Hoje o PCdoB opera como um satélite do PT, e a presença do ex-presidente Luiz Inácio Lula da Silva, candidato petista ao Planalto, é esperada neste sábado (26) no Festival Vermelho, em Niterói.
No meio do Caminho Niemeyer, onde será realizada a festa, fica o Museu de Arte Contemporânea (MAC), projetado pelo grande arquiteto. Sobre o prédio que acabou virando símbolo da cidade, Niemeyer escreveu:
“Às vezes um projeto custo a se definir. Outras, ele surge de repente como se, antes, nele nos tivéssemos detido cuidadosamente.
E isso se verificou com esse projeto. O terreno era estreito, cercado pelo mar, e a solução aconteceu naturalmente, tendo como ponto de partida o apoio central inevitável.
Dele, a arquitetura decorreu espontânea como uma flor.
A vista para o mar era belíssima e cabia aproveitá-la. E suspendi o edifício e sob ele o panorama se estendeu mais rico ainda.

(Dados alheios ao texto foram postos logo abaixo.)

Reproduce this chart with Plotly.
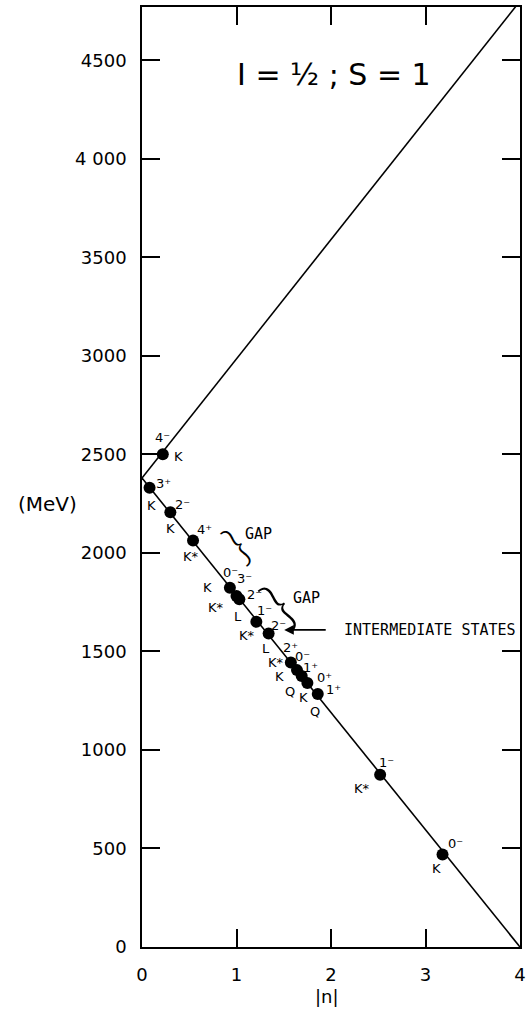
import plotly.graph_objects as go

# ---- data ----
n_vals = [0.22, 0.08, 0.30, 0.54, 0.93, 1.00, 1.03, 1.21, 1.34, 1.575, 1.64, 1.69, 1.75, 1.86, 2.52, 3.18]
mass = [2500, 2330, 2206, 2063, 1823, 1781, 1765, 1650, 1591, 1444, 1405, 1375, 1340, 1284, 874, 469]
spin = ["4⁻", "3⁺", "2⁻", "4⁺", "0⁻", "3⁻", "2⁻", "1⁻", "2⁻", "2⁺", "0⁻", "1⁺", "0⁺", "1⁺", "1⁻", "0⁻"]
particle = ["K", "K", "K", "K*", "K", "K*", "L", "K*", "L", "K*", "K", "Q", "K", "Q", "K*", "K"]

upper_n = [0, 4]
upper_m = [2380, 4800]
lower_n = [0, 4]
lower_m = [2380, 0]

x_ticks = [0, 1, 2, 3, 4]
y_ticks = [0, 500, 1000, 1500, 2000, 2500, 3000, 3500, 4000, 4500]
y_tick_text = ["0", "500", "1000", "1500", "2000", "2500", "3000", "3500", "4 000", "4500"]

gap_n = [1.23, 1.74]
gap_m = [2095, 1771]
brace_n = [0.98, 1.43]
brace_m = [2045, 1741]

arrow_head = (1.505, 1609)
arrow_tail = (1.96, 1609)

# ---- label offsets (pixels, screen: +x right, +y down) ----
spin_off = [(0, -17), (14, -4), (12, -8), (11, -11), (1, -15), (8, -18), (15, -5), (8, -11),
            (10, -8), (0, -15), (6, -14), (9, -9), (17, -5), (16, -4), (6, -12), (13, -11)]
part_off = [(16, 2), (2, 18), (0, 16), (-2, 16), (-22, 0), (-21, 11), (-1, 17), (-9, 14),
            (-3, 15), (-15, 0), (-17, 6), (-12, 15), (-4, 15), (-3, 18), (-18, 14), (-6, 14)]

hand = "DejaVu Sans"
mono = "DejaVu Sans Mono"

fig = go.Figure()
fig.add_trace(go.Scatter(x=upper_n, y=upper_m, mode="lines",
                         line=dict(color="black", width=1.6), hoverinfo="skip"))
fig.add_trace(go.Scatter(x=lower_n, y=lower_m, mode="lines",
                         line=dict(color="black", width=1.6), hoverinfo="skip"))
fig.add_trace(go.Scatter(x=n_vals, y=mass, mode="markers",
                         marker=dict(color="black", size=12), hoverinfo="skip"))

ann = []
for i in range(len(n_vals)):
    sx, sy = spin_off[i]
    px, py = part_off[i]
    ann.append(dict(x=n_vals[i], y=mass[i], text=spin[i], showarrow=False,
                    xshift=sx, yshift=-sy, font=dict(family=hand, size=13, color="black")))
    ann.append(dict(x=n_vals[i], y=mass[i], text=particle[i], showarrow=False,
                    xshift=px, yshift=-py, font=dict(family=hand, size=13, color="black")))

for i in range(2):
    ann.append(dict(x=gap_n[i], y=gap_m[i], text="GAP", showarrow=False,
                    font=dict(family=mono, size=15, color="black")))
ann.append(dict(x=brace_n[0], y=brace_m[0], text="}", showarrow=False, textangle=-39,
                font=dict(family="Lato", size=48, color="black", weight=300)))
ann.append(dict(x=brace_n[1], y=brace_m[1], text="}", showarrow=False, textangle=-39,
                font=dict(family="Lato", size=60, color="black", weight=300)))

ann.append(dict(x=arrow_head[0], y=arrow_head[1], ax=arrow_tail[0], ay=arrow_tail[1],
                axref="x", ayref="y", xref="x", yref="y", text="", showarrow=True,
                arrowhead=2, arrowsize=1.2, arrowwidth=1.6, arrowcolor="black"))
ann.append(dict(x=2.116, y=1609, text="INTERMEDIATE STATES", showarrow=False, xanchor="left",
                font=dict(family=mono, size=15, color="black")))

ann.append(dict(x=2.03, y=4430, text="I = ½ ; S = 1", showarrow=False,
                font=dict(family=hand, size=30, color="black")))
ann.append(dict(xref="paper", yref="y", x=-0.25, y=2250, text="(MeV)", showarrow=False,
                xanchor="center", font=dict(family=hand, size=20, color="black")))
ann.append(dict(xref="paper", yref="paper", x=0.49, y=-0.053, text="|n|", showarrow=False,
                xanchor="center", yanchor="middle", font=dict(family=hand, size=18, color="black")))

fig.update_layout(
    width=531, height=1015,
    margin=dict(l=142, r=9, t=5, b=68),
    paper_bgcolor="white", plot_bgcolor="white",
    showlegend=False,
    hovermode=False,
    annotations=ann,
    xaxis=dict(range=[0, 4], tickvals=x_ticks, ticktext=[str(v) for v in x_ticks],
               ticks="inside", ticklen=18, tickwidth=1.5, tickcolor="black",
               showline=True, linecolor="black", linewidth=1.6, mirror="ticks",
               showgrid=False, zeroline=False, ticklabelstandoff=11,
               tickfont=dict(family=hand, size=18, color="black")),
    yaxis=dict(range=[0, 4770], tickvals=y_ticks, ticktext=y_tick_text,
               ticks="inside", ticklen=18, tickwidth=1.5, tickcolor="black",
               showline=True, linecolor="black", linewidth=1.6, mirror="ticks",
               showgrid=False, zeroline=False, ticklabelstandoff=10,
               tickfont=dict(family=hand, size=18, color="black")),
)

fig.write_html("out.html", config={"displayModeBar": False},
               post_script="document.body.style.margin='0';")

Defini então o perfil do museu. Uma linha que nasce e sem interrupção cresce e se desdobra, sensual, até a cobertura.
A forma do prédio, que sempre imaginei circular, se fixou e, no seu interior, me detive apaixonado.
À volta do museu criei uma galeria aberta para o mar, repetindo-a no segundo pavimento, como um mezanino debruçado sobre o grande salão de exposições.
E me preocupei com os interiores, desejoso de que fossem bonitos e variados, convidando os visitantes para conhecê-los melhor.
No terreno, minha ideia foi acentuar a entrada do museu, desenhando a rampa externa. Um passeio ao redor da arquitetura.
E senti que o museu seria bonito, tão diferente dos outros que ricos e pobres teriam prazer em visita-lo”.
Um país em que ricos e pobres possam viver com prazer, como escreveu o comunista Niemeyer, foi o sonho do partido um dia. Foi o sonho de Niemeyer até a morte. Quem mais está disposto a sonhar este sonho hoje?